In 1950, Kerton was invited by STICUSA (Foundation for Cultural Co-operation between Indonesia and Holland) to study art in Holland. This was the beginning of his long absence from his beloved homeland. He spent more than 20 years abroad, mostly in the United States doing many things to earn a living for his family. He started a shop selling crafts from Indonesia and framing pictures. He demonstrated, taught, and sold batik painting. He even taught Indonesian cooking on television, but he never stopped painting his images of Indonesia. Whether it was bleak scenes from the war and revolution or works by an artist abroad reminiscing about his countrymen - or even the Punks he stumbled upon in SoHo - his work was always about people. As Astri Wright aptly observed "Kerton's paintings are multifaceted: they are exaggerated, hilarious, and poignant. They are about water and grain, people and animals, work and play; about times shared and times alone. They are suffused both with a quality of intimate, nostalgic involvement and the more distant perspective of the outsider. With their sharpness, humour, and local as well as universal levels of meaning, they are simultaneously about life in Indonesia and about human beings everywhere." (Ibid., p. 195).
In the early 70s, while still away from Indonesia, Kerton was commissioned by the Indonesian Embassy in the Hague to do a mural painting. The finished work, titled Tanah Airku, Indonesia (My country, Indonesia) was illustrated on the cover of the book on the artist, published in 1990 by Sanggar Luhur Publication. The present work is a re-visit of the same subject.
The composition of the two works are strikingly similar. Both depicted a Waringin tree (otherwise known as Banyan tree) in the centre with Borobudur on the upper left corner, the mountain on upper right corner and the rest of the space was well endowed with symbolic figures like the Garuda, the sun, the flora and fauna, last but not least the daily activities of the Indonesian people. Interestingly, many of the subjects were painted by Kerton in his other works, like workings of the farmer and villagers gathering in circle for a Barong performace. In a way, Tanah Airku is made up of the artist numerous smaller works and presented at their bests and more importantly interacting with one another.

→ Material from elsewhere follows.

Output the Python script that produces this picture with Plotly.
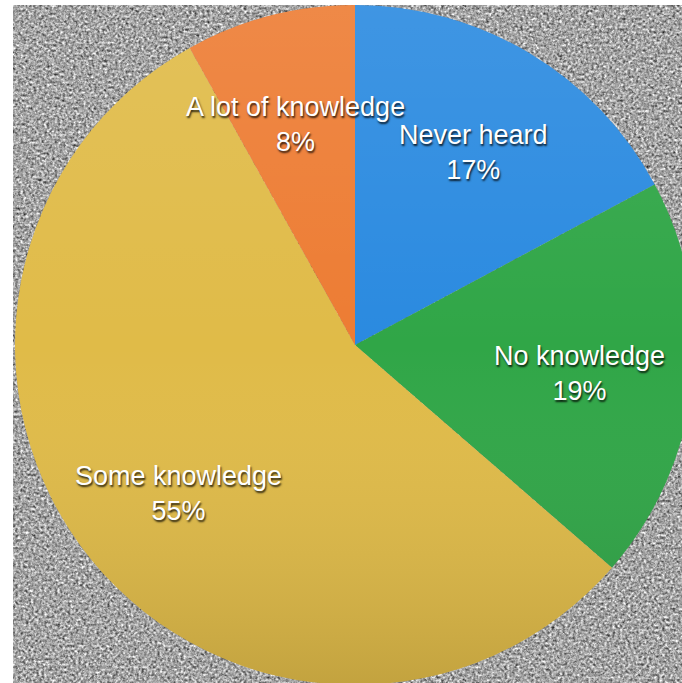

The symbolic significance of Tanah Airku is the main essence of the work. As explained by the book "The design opposite describes the cover painting, a mural which Kerton was commissioned to paint for the Indonesian Embassy in the Hague, Netherlands. It is an expression of his feelings about the daily life and culture of is people as he remembered from his childhood. As is shown in the rough sketch, the design symbolically represents the beliefs and foundation of the country. As examples, the Banyan tree symbolizes National Consciousness and the Buffalo, Sovereignty of the People" (Tanah Airku-My Country Indonesia-Paintings by Sudjana Kerton, Sanggar Luhur Publication, 1990, p. 52).
The structure of the present work is almost impeccable, the manner is what one would term 'Vacuum phobia' which is a fear of empty space and every possible space of the work is filled up with colours, activity or a figure. To achieve a harmonious composition with a scene as busy as Tanah Airku requires meticulous arrangement. Not only was the artist able to achieve that, he was also able to create a sense of lyrical narration and the images transcend their immediate representations and interact with one another to tell a tale of cultural vibrancy and vivid living.
The tale begins with the rising sun in the east with its golden ray enveloping the spiritual Borobudur, as the legendary Garuda (symbol of creativity) flies towards Mount Merapi that provides the force of revitalisation and with the Banyan tree providing shade and strong hold to the mother earth, human lives, plants and animals flourish and mingle with each other. Although the work was conceived very much as a patriotic expression but the vivacity of it could be of a wider context understood by individuals of different cultures - as it is simply, an ode to life, joy and love.